CSE is basically Canada’s version of the United States’s National Securities Agency and works within a global alliance called Five Eyes, which includes the U.S., U.K., Australia, New Zealand and Canada. A lot of attention has been paid to CSE and its partners after whistleblower Edward Snowden revealed how security organizations were conducting massive internet surveillance activities.

“The capability of information and communications technologies has sky-rocketed over the past 13 years,” Murray said in the House of Commons when she introduced her bill.

“However, the laws governing CSE have not changed once in that time. That means, whether they are being used or not, CSE now has much greater powers to intrude into the privacy of people’s personal lives and communications, unimpeded by the law.”

Unfortunately, in Murray’s eyes, the Conservative government has no interest in improving and strengthening the CSE commissioner’s office or in ensuring proper oversight for Canada’s spy agencies.

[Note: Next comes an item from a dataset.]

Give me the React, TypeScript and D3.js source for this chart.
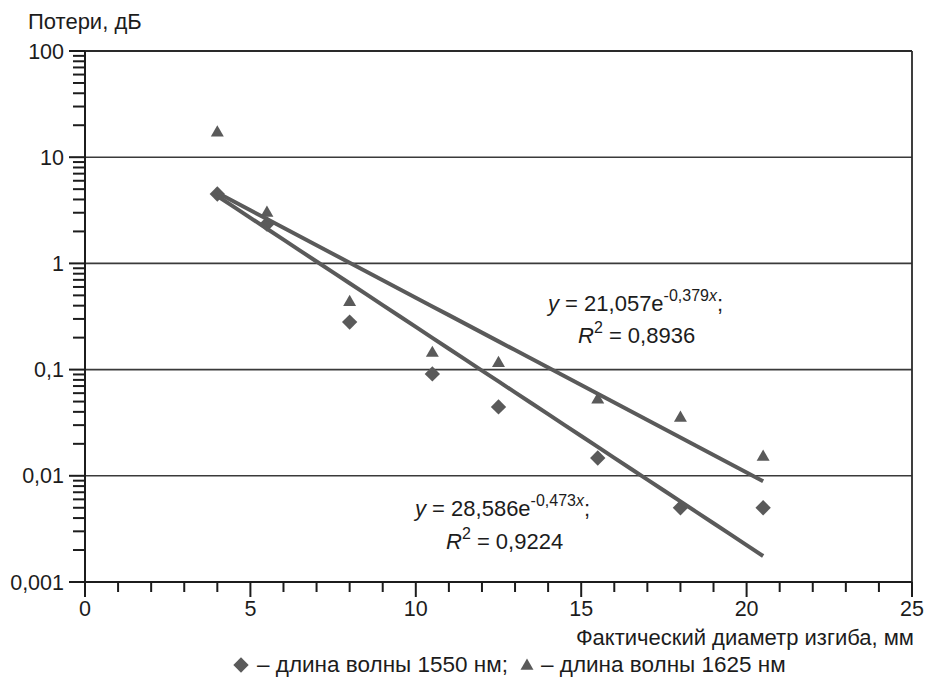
import React from "react";
import * as d3 from "d3";

// ---- data ----
const diameters = [4, 5.5, 8, 10.5, 12.5, 15.5, 18, 20.5];
const loss1550 = [4.5, 2.35, 0.28, 0.091, 0.0445, 0.0147, 0.005, 0.005];
const loss1625 = [17.0, 2.98, 0.43, 0.143, 0.115, 0.052, 0.035, 0.015];
const fit1550 = { a: 28.586, b: -0.473 };
const fit1625 = { a: 21.057, b: -0.379 };
const fitRange = [4, 20.5];
const yTickValues = [0.001, 0.01, 0.1, 1, 10, 100];
const yTickLabels = ["0,001", "0,01", "0,1", "1", "10", "100"];
const xTickValues = [0, 5, 10, 15, 20, 25];
const yTitle = "Потери, дБ";
const xTitle = "Фактический диаметр изгиба, мм";
const legend1 = "– длина волны 1550 нм;";
const legend2 = "– длина волны 1625 нм";

const W = 928;
const H = 684;
const FONT = "'Liberation Sans', Arial, sans-serif";
const MARK = "#5a5a5a";
const INK = "#1c1c1c";

export default function App() {
  const x = d3.scaleLinear().domain([0, 25]).range([85, 912]);
  const y = d3.scaleLog().domain([0.001, 100]).range([582, 51]);
  const left = x(0);
  const right = x(25);
  const top = y(100);
  const bottom = y(0.001);

  const minorY: number[] = [];
  for (let e = -3; e < 2; e++) {
    for (let m = 2; m <= 9; m++) minorY.push(m * Math.pow(10, e));
  }
  const minorX = d3.range(0, 26, 1).filter((v) => v % 5 !== 0);

  const fitPath = (f: { a: number; b: number }) => {
    const g = d3
      .line<number>()
      .x((d) => x(d))
      .y((d) => y(f.a * Math.exp(f.b * d)));
    return g(d3.range(fitRange[0], fitRange[1], 0.5).concat([fitRange[1]])) || "";
  };

  const diamond = d3.symbol().type(d3.symbolDiamond2).size(150)() || "";
  const triangle = d3.symbol().type(d3.symbolTriangle2).size(120)() || "";

  return (
    <svg
      width={W}
      height={H}
      style={{ position: "absolute", left: 0, top: 0, display: "block", background: "#fff" }}
      fontFamily={FONT}
    >
      {yTickValues.slice(1, -1).map((v) => (
        <line key={"g" + v} x1={left} x2={right} y1={y(v)} y2={y(v)} stroke="#3a3a3a" strokeWidth={1.6} />
      ))}
      <line x1={left} x2={right} y1={top} y2={top} stroke="#2a2a2a" strokeWidth={1.8} />
      <line x1={right} x2={right} y1={top} y2={bottom} stroke="#2a2a2a" strokeWidth={1.8} />

      <line x1={left} x2={left} y1={top} y2={bottom + 15} stroke={INK} strokeWidth={2} />
      {minorY.map((v, i) => (
        <line key={"my" + i} x1={left - 12} x2={left} y1={y(v)} y2={y(v)} stroke={INK} strokeWidth={2} />
      ))}
      {yTickValues.map((v, i) => (
        <g key={"yt" + v}>
          <line x1={left - 16} x2={left} y1={y(v)} y2={y(v)} stroke={INK} strokeWidth={2} />
          <text x={left - 21} y={y(v) + 7.5} textAnchor="end" fontSize={21.5} fill={INK}>
            {yTickLabels[i]}
          </text>
        </g>
      ))}

      <line x1={left} x2={right} y1={bottom} y2={bottom} stroke={INK} strokeWidth={2} />
      {minorX.map((v) => (
        <line key={"mx" + v} x1={x(v)} x2={x(v)} y1={bottom} y2={bottom + 10} stroke={INK} strokeWidth={2} />
      ))}
      {xTickValues.map((v) => (
        <g key={"xt" + v}>
          <line x1={x(v)} x2={x(v)} y1={bottom} y2={bottom + 15} stroke={INK} strokeWidth={2} />
          <text x={x(v)} y={616} textAnchor="middle" fontSize={21.5} fill={INK}>
            {String(v)}
          </text>
        </g>
      ))}

      <text x={28} y={29} fontSize={22} fill={INK}>
        {yTitle}
      </text>
      <text x={right + 2} y={645} textAnchor="end" fontSize={22} fill={INK}>
        {xTitle}
      </text>

      {diameters.map((d, i) => (
        <path key={"d" + i} d={diamond} transform={`translate(${x(d)},${y(loss1550[i])})`} fill={MARK} />
      ))}
      {diameters.map((d, i) => (
        <path key={"t" + i} d={triangle} transform={`translate(${x(d)},${y(loss1625[i])})`} fill={MARK} />
      ))}

      <path d={fitPath(fit1550)} fill="none" stroke={MARK} strokeWidth={4} />
      <path d={fitPath(fit1625)} fill="none" stroke={MARK} strokeWidth={4} />

      <text x={548} y={311} fontSize={22} fill={INK}>
        <tspan fontStyle="italic">y</tspan> = 21,057e
        <tspan dy={-10} fontSize={16}>
          -0,379<tspan fontStyle="italic">x</tspan>
        </tspan>
        <tspan dy={10}>;</tspan>
      </text>
      <text x={578} y={343} fontSize={22} fill={INK}>
        <tspan fontStyle="italic">R</tspan>
        <tspan dy={-10} fontSize={16}>2</tspan>
        <tspan dy={10}> = 0,8936</tspan>
      </text>
      <text x={415} y={516} fontSize={22} fill={INK}>
        <tspan fontStyle="italic">y</tspan> = 28,586e
        <tspan dy={-10} fontSize={16}>
          -0,473<tspan fontStyle="italic">x</tspan>
        </tspan>
        <tspan dy={10}>;</tspan>
      </text>
      <text x={446} y={549} fontSize={22} fill={INK}>
        <tspan fontStyle="italic">R</tspan>
        <tspan dy={-10} fontSize={16}>2</tspan>
        <tspan dy={10}> = 0,9224</tspan>
      </text>

      <path d={diamond} transform="translate(241,665)" fill={MARK} />
      <text x={257} y={672} fontSize={22.5} fill={INK}>
        {legend1}
      </text>
      <path d={triangle} transform="translate(527,666)" fill={MARK} />
      <text x={541} y={672} fontSize={22.5} fill={INK}>
        {legend2}
      </text>
    </svg>
  );
}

She said that Bill C-51, the government’s controversial anti-terror legislation that just wrapped up in committee with few amendments adopted, is an example of this. Almost every critic of the bill asked for parliamentary oversight of CSE and CSIS, Canada’s spy agency, but none of those amendments were adopted.

“Their refusal to contemplate what is almost universally accepted and agreed to be an important measure that is oversight by parliamentarians, is more evidence that Bill C-51 is political posturing on the part of this government. It’s not about good public policy,” Murray said.